Essentially the concept is to take multiple inputs, create a collaborative message ostensibly of some importance, and distribute the message to multiple outputs. The output would be organic, as would the growth and participation, with no one person, industry, or policy controlling it – much more democratic than mass media, but also more powerful in terms of viewership than individual publications.

While no one blog or website has the readership of say CNN, this would at least amplify the voice of the participants. By having the articles edited in a wiki-style format – the existing voices of corporations, politicians, etc – would be tempered by the collaborative approach to writing, blogging, journalism, whatever format your message wants to take hopefully resulting in a more balanced POV, and allowing those issues ignored or supressed in traditional sources resulting from vested interest to be brought to the surface.

What do you think? Does anything like this exist? Ideas? Suggestions? Comments? Criticisms?

June 13th, 2008, 02:55 PM
This sounds like an idea, but I'm not the person to help you make it happen at this stage. I do suggest you pursue it.

June 13th, 2008, 03:48 PM
You sir, think far too much! But you see, in Wikipedia, aren't there a hundred editors for an article? Only 1 person might start it(even though you say only articles with 10+ people wanting to write it should start) many others can add to it. There might be too many sites, but, survival of the fittest! Only the best sites get attention. Interesting concept though, show me a real life example then it would make me want to try it out. :)

June 14th, 2008, 02:15 AM
Lol, indeed - I do think "too much" sometimes...

Just got an email from Richard M Stallman of GNU fame, he suggests looking at something like "Simultaneous Policy" rather than Wiki technology, so I'm going to take a look at that.

Anyone else have ideas, suggestions?

Lord Xeb
June 14th, 2008, 03:47 AM
Sir, though you think to much, you have an amazing mind and intelligence. I think that you should follow up with Stallman and try out this "simultaneous policy". I would love to join minds with you and try to come up with an idea but I lack greatly in this area... But this is a great idea. The ISPO is one of these "simultaneous policy" projects. Check them out and get ideas. This may help you in your plan and cause. I would be thrilled to the bone to see this idea become active. If many join together, they can become a single entity that can be more powerful than the bigger organizations around them. Go forth and may your plan come to life!

June 14th, 2008, 03:49 AM
Read over "Simultaneous Policy" and it's a great idea, but rather lofty, political, and ends-focused. In other words, it has a specific goal.

My concept is more to facilitate collaborative discussion, on whatever users decide is important, whether that's the 35 Articles of Impeachment Dennis Kucinich introduced against George Bush, or Canada's proposed Copyright Law, or Sweden's new civilian Spying law, or Vincent Bugilosi's book "The Prosecution of George W. Bush for Murder" .... whatever you think is important - to get the message out to many more people than might otherwise see it - collaboratively, writing together, and publishing on the sites of yourself, and your fellow writers.

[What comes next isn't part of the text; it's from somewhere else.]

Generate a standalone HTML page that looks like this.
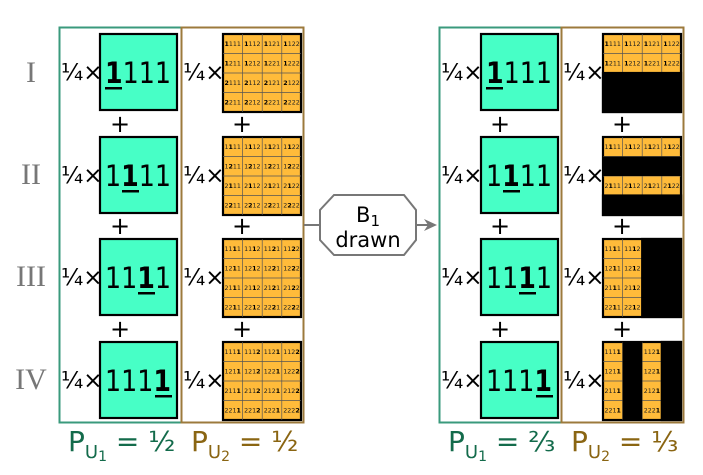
<!DOCTYPE html>
<html><head><meta charset="utf-8"><style>
html,body{margin:0;padding:0;background:#fff}
svg{display:block}
.g{fill:#47ffc6;stroke:#000;stroke-width:2.2}
.o{fill:#ffbb3a;stroke:#000;stroke-width:2.2}
.big{font-family:"DejaVu Sans","Liberation Sans",sans-serif;font-size:29px;fill:#000}
.q{font-family:"DejaVu Sans","Liberation Sans",sans-serif;font-size:23px;fill:#000}
.pl{font-family:"DejaVu Sans","Liberation Sans",sans-serif;font-size:24px;fill:#000}
.rn{font-family:"Liberation Serif","DejaVu Serif",serif;font-size:30px;fill:#777}
.t{font-family:"DejaVu Sans","Liberation Sans",sans-serif;font-size:6.3px;fill:#222}
.t tspan{font-weight:bold;fill:#000}
.lab{font-family:"DejaVu Sans","Liberation Sans",sans-serif;font-size:28px}
.sub{font-size:18px}
</style></head><body>
<svg width="703" height="475" viewBox="0 0 703 475" xmlns="http://www.w3.org/2000/svg">
<defs>
<g id="gl" stroke="#555" stroke-width="0.7">
<line x1="19.6" y1="0" x2="19.6" y2="78"/><line x1="39.2" y1="0" x2="39.2" y2="78"/><line x1="58.8" y1="0" x2="58.8" y2="78"/>
<line x1="0" y1="19.5" x2="78" y2="19.5"/><line x1="0" y1="39" x2="78" y2="39"/><line x1="0" y1="58.5" x2="78" y2="58.5"/>
</g>
</defs>
<rect x="59.5" y="27.5" width="122" height="395" fill="none" stroke="#3a9a7c" stroke-width="2"/>
<rect x="181.5" y="27.5" width="122" height="395" fill="none" stroke="#9c7a3c" stroke-width="2"/>
<rect x="439.5" y="27.5" width="122" height="395" fill="none" stroke="#3a9a7c" stroke-width="2"/>
<rect x="561.5" y="27.5" width="122" height="395" fill="none" stroke="#9c7a3c" stroke-width="2"/>

<text class="rn" x="31" y="82" text-anchor="middle">I</text>
<text class="rn" x="31" y="184" text-anchor="middle">II</text>
<text class="rn" x="31" y="286" text-anchor="middle">III</text>
<text class="rn" x="31" y="389" text-anchor="middle">IV</text>

<g class="q">
<text x="61" y="80">¼×</text><text x="61" y="183">¼×</text><text x="61" y="285">¼×</text><text x="61" y="388">¼×</text>
<text x="183" y="80">¼×</text><text x="183" y="183">¼×</text><text x="183" y="285">¼×</text><text x="183" y="388">¼×</text>
<text x="441" y="80">¼×</text><text x="441" y="183">¼×</text><text x="441" y="285">¼×</text><text x="441" y="388">¼×</text>
<text x="563" y="80">¼×</text><text x="563" y="183">¼×</text><text x="563" y="285">¼×</text><text x="563" y="388">¼×</text>
</g>
<g class="pl" text-anchor="middle">
<text x="120" y="132">+</text><text x="120" y="234">+</text><text x="120" y="337">+</text>
<text x="242" y="132">+</text><text x="242" y="234">+</text><text x="242" y="337">+</text>
<text x="500" y="132">+</text><text x="500" y="234">+</text><text x="500" y="337">+</text>
<text x="622" y="132">+</text><text x="622" y="234">+</text><text x="622" y="337">+</text>
</g>

<rect class="g" x="100" y="34" width="77" height="76"/>
<rect class="g" x="100" y="137" width="77" height="76"/>
<rect class="g" x="100" y="239" width="77" height="76"/>
<rect class="g" x="100" y="342" width="77" height="76"/>
<rect class="g" x="481" y="34" width="77" height="76"/>
<rect class="g" x="481" y="137" width="77" height="76"/>
<rect class="g" x="481" y="239" width="77" height="76"/>
<rect class="g" x="481" y="342" width="77" height="76"/>
<g class="big">
<text x="105" y="83" textLength="66" lengthAdjust="spacingAndGlyphs"><tspan font-weight="bold">1</tspan>111</text>
<text x="105" y="186" textLength="66" lengthAdjust="spacingAndGlyphs">1<tspan font-weight="bold">1</tspan>11</text>
<text x="105" y="288" textLength="66" lengthAdjust="spacingAndGlyphs">11<tspan font-weight="bold">1</tspan>1</text>
<text x="105" y="391" textLength="66" lengthAdjust="spacingAndGlyphs">111<tspan font-weight="bold">1</tspan></text>
<text x="486" y="83" textLength="66" lengthAdjust="spacingAndGlyphs"><tspan font-weight="bold">1</tspan>111</text>
<text x="486" y="186" textLength="66" lengthAdjust="spacingAndGlyphs">1<tspan font-weight="bold">1</tspan>11</text>
<text x="486" y="288" textLength="66" lengthAdjust="spacingAndGlyphs">11<tspan font-weight="bold">1</tspan>1</text>
<text x="486" y="391" textLength="66" lengthAdjust="spacingAndGlyphs">111<tspan font-weight="bold">1</tspan></text>
</g>
<g fill="#000">
<rect x="105" y="87" width="17" height="2.5"/><rect x="122" y="190" width="17" height="2.5"/><rect x="138" y="292" width="17" height="2.5"/><rect x="155" y="395" width="17" height="2.5"/>
<rect x="486" y="87" width="17" height="2.5"/><rect x="503" y="190" width="17" height="2.5"/><rect x="519" y="292" width="17" height="2.5"/><rect x="536" y="395" width="17" height="2.5"/>
</g>

<g transform="translate(223,34)">
<rect class="o" x="0" y="0" width="78" height="78"/><use href="#gl"/>
<text class="t" x="1.5" y="12"><tspan>1</tspan>111</text><text class="t" x="21.1" y="12"><tspan>1</tspan>112</text><text class="t" x="40.7" y="12"><tspan>1</tspan>121</text><text class="t" x="60.3" y="12"><tspan>1</tspan>122</text>
<text class="t" x="1.5" y="31.5"><tspan>1</tspan>211</text><text class="t" x="21.1" y="31.5"><tspan>1</tspan>212</text><text class="t" x="40.7" y="31.5"><tspan>1</tspan>221</text><text class="t" x="60.3" y="31.5"><tspan>1</tspan>222</text>
<text class="t" x="1.5" y="51"><tspan>2</tspan>111</text><text class="t" x="21.1" y="51"><tspan>2</tspan>112</text><text class="t" x="40.7" y="51"><tspan>2</tspan>121</text><text class="t" x="60.3" y="51"><tspan>2</tspan>122</text>
<text class="t" x="1.5" y="70.5"><tspan>2</tspan>211</text><text class="t" x="21.1" y="70.5"><tspan>2</tspan>212</text><text class="t" x="40.7" y="70.5"><tspan>2</tspan>221</text><text class="t" x="60.3" y="70.5"><tspan>2</tspan>222</text>
</g>
<g transform="translate(223,137)">
<rect class="o" x="0" y="0" width="78" height="78"/><use href="#gl"/>
<text class="t" x="1.5" y="12">1<tspan>1</tspan>11</text><text class="t" x="21.1" y="12">1<tspan>1</tspan>12</text><text class="t" x="40.7" y="12">1<tspan>1</tspan>21</text><text class="t" x="60.3" y="12">1<tspan>1</tspan>22</text>
<text class="t" x="1.5" y="31.5">1<tspan>2</tspan>11</text><text class="t" x="21.1" y="31.5">1<tspan>2</tspan>12</text><text class="t" x="40.7" y="31.5">1<tspan>2</tspan>21</text><text class="t" x="60.3" y="31.5">1<tspan>2</tspan>22</text>
<text class="t" x="1.5" y="51">2<tspan>1</tspan>11</text><text class="t" x="21.1" y="51">2<tspan>1</tspan>12</text><text class="t" x="40.7" y="51">2<tspan>1</tspan>21</text><text class="t" x="60.3" y="51">2<tspan>1</tspan>22</text>
<text class="t" x="1.5" y="70.5">2<tspan>2</tspan>11</text><text class="t" x="21.1" y="70.5">2<tspan>2</tspan>12</text><text class="t" x="40.7" y="70.5">2<tspan>2</tspan>21</text><text class="t" x="60.3" y="70.5">2<tspan>2</tspan>22</text>
</g>
<g transform="translate(223,239)">
<rect class="o" x="0" y="0" width="78" height="78"/><use href="#gl"/>
<text class="t" x="1.5" y="12">11<tspan>1</tspan>1</text><text class="t" x="21.1" y="12">11<tspan>1</tspan>2</text><text class="t" x="40.7" y="12">11<tspan>2</tspan>1</text><text class="t" x="60.3" y="12">11<tspan>2</tspan>2</text>
<text class="t" x="1.5" y="31.5">12<tspan>1</tspan>1</text><text class="t" x="21.1" y="31.5">12<tspan>1</tspan>2</text><text class="t" x="40.7" y="31.5">12<tspan>2</tspan>1</text><text class="t" x="60.3" y="31.5">12<tspan>2</tspan>2</text>
<text class="t" x="1.5" y="51">21<tspan>1</tspan>1</text><text class="t" x="21.1" y="51">21<tspan>1</tspan>2</text><text class="t" x="40.7" y="51">21<tspan>2</tspan>1</text><text class="t" x="60.3" y="51">21<tspan>2</tspan>2</text>
<text class="t" x="1.5" y="70.5">22<tspan>1</tspan>1</text><text class="t" x="21.1" y="70.5">22<tspan>1</tspan>2</text><text class="t" x="40.7" y="70.5">22<tspan>2</tspan>1</text><text class="t" x="60.3" y="70.5">22<tspan>2</tspan>2</text>
</g>
<g transform="translate(223,342)">
<rect class="o" x="0" y="0" width="78" height="78"/><use href="#gl"/>
<text class="t" x="1.5" y="12">111<tspan>1</tspan></text><text class="t" x="21.1" y="12">111<tspan>2</tspan></text><text class="t" x="40.7" y="12">112<tspan>1</tspan></text><text class="t" x="60.3" y="12">112<tspan>2</tspan></text>
<text class="t" x="1.5" y="31.5">121<tspan>1</tspan></text><text class="t" x="21.1" y="31.5">121<tspan>2</tspan></text><text class="t" x="40.7" y="31.5">122<tspan>1</tspan></text><text class="t" x="60.3" y="31.5">122<tspan>2</tspan></text>
<text class="t" x="1.5" y="51">211<tspan>1</tspan></text><text class="t" x="21.1" y="51">211<tspan>2</tspan></text><text class="t" x="40.7" y="51">212<tspan>1</tspan></text><text class="t" x="60.3" y="51">212<tspan>2</tspan></text>
<text class="t" x="1.5" y="70.5">221<tspan>1</tspan></text><text class="t" x="21.1" y="70.5">221<tspan>2</tspan></text><text class="t" x="40.7" y="70.5">222<tspan>1</tspan></text><text class="t" x="60.3" y="70.5">222<tspan>2</tspan></text>
</g>

<g transform="translate(603,34)">
<rect class="o" x="0" y="0" width="78" height="78"/><use href="#gl"/>
<text class="t" x="1.5" y="12"><tspan>1</tspan>111</text><text class="t" x="21.1" y="12"><tspan>1</tspan>112</text><text class="t" x="40.7" y="12"><tspan>1</tspan>121</text><text class="t" x="60.3" y="12"><tspan>1</tspan>122</text>
<text class="t" x="1.5" y="31.5"><tspan>1</tspan>211</text><text class="t" x="21.1" y="31.5"><tspan>1</tspan>212</text><text class="t" x="40.7" y="31.5"><tspan>1</tspan>221</text><text class="t" x="60.3" y="31.5"><tspan>1</tspan>222</text>
<rect x="0" y="39" width="78" height="39" fill="#000" stroke="#000" stroke-width="2.2"/>
</g>
<g transform="translate(603,137)">
<rect class="o" x="0" y="0" width="78" height="78"/><use href="#gl"/>
<text class="t" x="1.5" y="12">1<tspan>1</tspan>11</text><text class="t" x="21.1" y="12">1<tspan>1</tspan>12</text><text class="t" x="40.7" y="12">1<tspan>1</tspan>21</text><text class="t" x="60.3" y="12">1<tspan>1</tspan>22</text>
<text class="t" x="1.5" y="51">2<tspan>1</tspan>11</text><text class="t" x="21.1" y="51">2<tspan>1</tspan>12</text><text class="t" x="40.7" y="51">2<tspan>1</tspan>21</text><text class="t" x="60.3" y="51">2<tspan>1</tspan>22</text>
<rect x="0" y="19.5" width="78" height="19.5" fill="#000"/>
<rect x="0" y="58.5" width="78" height="19.5" fill="#000" stroke="#000" stroke-width="2.2"/>
</g>
<g transform="translate(603,239)">
<rect class="o" x="0" y="0" width="78" height="78"/><use href="#gl"/>
<text class="t" x="1.5" y="12">11<tspan>1</tspan>1</text><text class="t" x="21.1" y="12">11<tspan>1</tspan>2</text>
<text class="t" x="1.5" y="31.5">12<tspan>1</tspan>1</text><text class="t" x="21.1" y="31.5">12<tspan>1</tspan>2</text>
<text class="t" x="1.5" y="51">21<tspan>1</tspan>1</text><text class="t" x="21.1" y="51">21<tspan>1</tspan>2</text>
<text class="t" x="1.5" y="70.5">22<tspan>1</tspan>1</text><text class="t" x="21.1" y="70.5">22<tspan>1</tspan>2</text>
<rect x="39.2" y="0" width="38.8" height="78" fill="#000" stroke="#000" stroke-width="2.2"/>
</g>
<g transform="translate(603,342)">
<rect class="o" x="0" y="0" width="78" height="78"/><use href="#gl"/>
<text class="t" x="1.5" y="12">111<tspan>1</tspan></text><text class="t" x="40.7" y="12">112<tspan>1</tspan></text>
<text class="t" x="1.5" y="31.5">121<tspan>1</tspan></text><text class="t" x="40.7" y="31.5">122<tspan>1</tspan></text>
<text class="t" x="1.5" y="51">211<tspan>1</tspan></text><text class="t" x="40.7" y="51">212<tspan>1</tspan></text>
<text class="t" x="1.5" y="70.5">221<tspan>1</tspan></text><text class="t" x="40.7" y="70.5">222<tspan>1</tspan></text>
<rect x="19.6" y="0" width="19.6" height="78" fill="#000"/>
<rect x="58.8" y="0" width="19.2" height="78" fill="#000" stroke="#000" stroke-width="2.2"/>
</g>

<line x1="304" y1="225" x2="320" y2="225" stroke="#777" stroke-width="2"/>
<polygon points="334,195 404,195 416,210 416,240 404,255 334,255 320,240 320,210" fill="#fff" stroke="#777" stroke-width="2"/>
<text x="368" y="222" text-anchor="middle" font-family="DejaVu Sans,Liberation Sans,sans-serif" font-size="21">B<tspan font-size="15" dy="4">1</tspan></text>
<text x="368" y="247" text-anchor="middle" font-family="DejaVu Sans,Liberation Sans,sans-serif" font-size="21">drawn</text>
<line x1="416" y1="225" x2="430" y2="225" stroke="#777" stroke-width="2"/>
<polygon points="437,225 424,219 428,225 424,231" fill="#777"/>

<text class="lab" x="68" y="451" fill="#136b4b">P<tspan class="sub" dy="7">U</tspan><tspan font-size="14" dy="3">1</tspan><tspan dy="-10"> = ½</tspan></text>
<text class="lab" x="191" y="451" fill="#8a6512">P<tspan class="sub" dy="7">U</tspan><tspan font-size="14" dy="3">2</tspan><tspan dy="-10"> = ½</tspan></text>
<text class="lab" x="448" y="451" fill="#136b4b">P<tspan class="sub" dy="7">U</tspan><tspan font-size="14" dy="3">1</tspan><tspan dy="-10"> = ⅔</tspan></text>
<text class="lab" x="571" y="451" fill="#8a6512">P<tspan class="sub" dy="7">U</tspan><tspan font-size="14" dy="3">2</tspan><tspan dy="-10"> = ⅓</tspan></text>
</svg>
</body></html>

In other words - my concept has no "goal" or "end result" other than people working together, cooperating, and having the discussion.

We can't discuss what we don't know - and what we do know is far to often controlled by small groups with vested interests.

So, the hope is to get important issues that we talk about around the water cooler, and say - why on earth isn't this in the news? Why on earth isn't our government doing something about this?

Why did FEMA give away supplies to other US government agencies, supplies that were needed for the victims of Hurricane Katrina? The left hand didn't know what the right was doing - there was a division, the information wasn't out there.

So, finding our common interests, our common values, our common needs might result, the important issues might rise to the top, and discussion might be better facilitated.

Lofty? Egalitarian? Impossible? Maybe, but I'd sure like to try.